Fuller c.s. waren geen arminianen, hoewel zij over de reikwijdte van de verzoening ruimer dachten dan de oorspronkelijke ”particulars”. Na hun dood ging een verdund calvinisme met arminiaanse elementen het geestelijke klimaat in Engeland beheersen. Spurgeon waarschuwde voor deze gevaarlijke ontwikkeling, die naar zijn idee de toenemende Schriftkritiek in de kaart speelde. Hij wilde juist stelling nemen tegen alle vormen van aanvallen op de klassieke leer van de onfeilbaarheid van Gods Woord.
Bij de ”Downgrade Controversy” in 1885-1888 die binnen de Baptist Union de kampen verdeelde, kruiste vooral Spurgeon de degens met leiders zoals John Clifford. MacLaren nam in deze controverse een middenpositie in en wilde beide partijen te vriend houden. Spurgeon onttrok zich aan de Union, wat door zijn collega uit Manchester werd betreurd. De breuk bleek onherstelbaar. Na de controverse kwam de Union steeds meer tegemoet aan de geest van de tijd.

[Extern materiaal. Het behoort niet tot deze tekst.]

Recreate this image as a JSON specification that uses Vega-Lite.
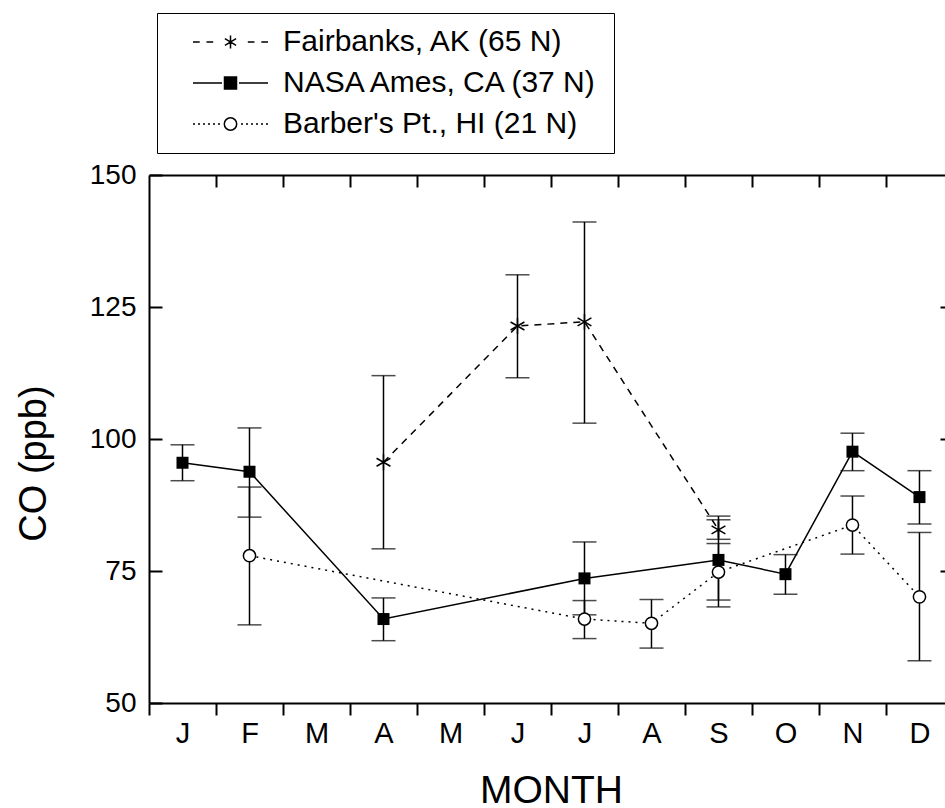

MacLaren overleed op 5 mei 1910 in het begin van een eeuw die Engeland, en ook de baptisten, steeds meer in de greep bracht van het modernisme, met alle gevolgen van dien. Dagblad The Times merkte naar aanleiding van MacLarens overlijden op: „Als prediker heeft hij de gehele Engelssprekende wereld bereikt en geen deel van de christelijke kerk bleef zonder zijn invloed.”
Davids roep om vergeving
„Beste vrienden, de raderen van Gods grote molen kunnen ons maar in zulk een geringe mate vermalen dat wij onze zonde niet leren kennen noch haten. Als het gaat over Zijn kastijdingen en over de openbaring van Zijn toorn is het oude gezegde grotendeels waar: „Als je een dwaas inmetselt, zal zijn dwaasheid niet van hem wijken.” U kunt een mens neerslaan, hem platdrukken, hem doen kruipen onder de prediking van hel en wraak en dan nog is het effect vaak zoals bij Judas: deze zag alleen de toorn en ging over tot een wanhoopsdaad. Hij ging niet verloren omdat hij Christus had verraden, maar omdat hij geloofde dat er geen vergeving was voor een mens die dat verraad gepleegd had.

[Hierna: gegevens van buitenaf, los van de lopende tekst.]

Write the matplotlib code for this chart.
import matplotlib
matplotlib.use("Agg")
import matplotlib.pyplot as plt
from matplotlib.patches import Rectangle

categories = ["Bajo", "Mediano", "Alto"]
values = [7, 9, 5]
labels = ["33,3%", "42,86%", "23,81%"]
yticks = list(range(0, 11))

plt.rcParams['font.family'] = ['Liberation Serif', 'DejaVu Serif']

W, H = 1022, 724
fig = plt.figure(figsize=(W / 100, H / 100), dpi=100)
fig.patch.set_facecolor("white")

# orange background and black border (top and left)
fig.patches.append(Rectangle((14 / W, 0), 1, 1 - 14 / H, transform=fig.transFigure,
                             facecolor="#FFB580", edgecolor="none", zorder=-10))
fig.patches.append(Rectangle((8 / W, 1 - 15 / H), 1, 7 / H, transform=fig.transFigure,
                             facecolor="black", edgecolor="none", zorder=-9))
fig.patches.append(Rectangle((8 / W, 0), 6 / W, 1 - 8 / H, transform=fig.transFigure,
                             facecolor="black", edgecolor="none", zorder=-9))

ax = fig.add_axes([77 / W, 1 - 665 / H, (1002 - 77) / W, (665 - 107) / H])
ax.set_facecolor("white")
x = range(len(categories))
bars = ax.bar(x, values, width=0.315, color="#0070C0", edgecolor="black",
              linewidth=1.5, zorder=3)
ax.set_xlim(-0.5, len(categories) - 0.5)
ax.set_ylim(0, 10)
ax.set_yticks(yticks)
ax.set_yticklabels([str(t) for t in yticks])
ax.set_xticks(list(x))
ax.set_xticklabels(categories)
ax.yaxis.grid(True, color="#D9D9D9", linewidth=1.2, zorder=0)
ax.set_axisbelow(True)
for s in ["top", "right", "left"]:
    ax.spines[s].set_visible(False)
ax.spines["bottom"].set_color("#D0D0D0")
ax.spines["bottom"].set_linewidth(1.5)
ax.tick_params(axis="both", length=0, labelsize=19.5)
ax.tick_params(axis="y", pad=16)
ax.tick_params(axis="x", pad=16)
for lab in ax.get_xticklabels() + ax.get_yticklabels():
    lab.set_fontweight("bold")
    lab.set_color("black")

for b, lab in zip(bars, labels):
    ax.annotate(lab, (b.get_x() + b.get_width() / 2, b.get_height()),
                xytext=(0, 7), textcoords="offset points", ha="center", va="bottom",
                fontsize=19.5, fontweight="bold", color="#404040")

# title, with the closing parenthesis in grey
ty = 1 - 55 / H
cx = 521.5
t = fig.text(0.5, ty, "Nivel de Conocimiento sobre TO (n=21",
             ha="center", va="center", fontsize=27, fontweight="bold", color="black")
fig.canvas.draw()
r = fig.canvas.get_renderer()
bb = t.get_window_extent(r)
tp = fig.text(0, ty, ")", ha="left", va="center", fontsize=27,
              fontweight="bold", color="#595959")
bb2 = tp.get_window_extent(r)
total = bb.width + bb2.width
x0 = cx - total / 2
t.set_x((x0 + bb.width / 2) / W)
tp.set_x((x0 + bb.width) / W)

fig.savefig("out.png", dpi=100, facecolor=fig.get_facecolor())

Maar de Liefde is gekomen, en God is liefde. Voor de zekerheid van Gods vergeving is het niet nodig dat wij Hem smeken, Hem dwingen, de vergeving door tranen en verbeteringen te kopen, want hierin is reeds voorzien. Dat is het gezegende zicht op een almachtige liefde die in een stervende Zaligmaker als een schat is bewaard. Dat is de afkondiging van: „God was in Christus de wereld met Zichzelf verzoenende, haar zonden haar niet toerekende.” O, dit is de kracht die ons hart verbreekt of liever: doet versmelten. Dit zijn de scherpsnijdende wapens die gebruikt worden om het hart te genezen; dit zijn de leraars die in een goddelijk berouw onderwijzen waarvan wij ons niet moeten afkeren. Denk met alles aan het geduld, de medelijdende barmhartigheid van onze Vader, die Hij over ons leven heeft uitgebreid en waarmee Hij zacht op de deur van onze harten geklopt heeft. Denk aan die onuitsprekelijke gave waarin al Zijn tedere barmhartigheden zijn ingewikkeld: de gave van Christus Die voor ons allen gestorven is!”
(Uit een preek van dr. Alexander MacLaren over Psalm 51 uit ”Sermons Preached in Manchester”, second series.)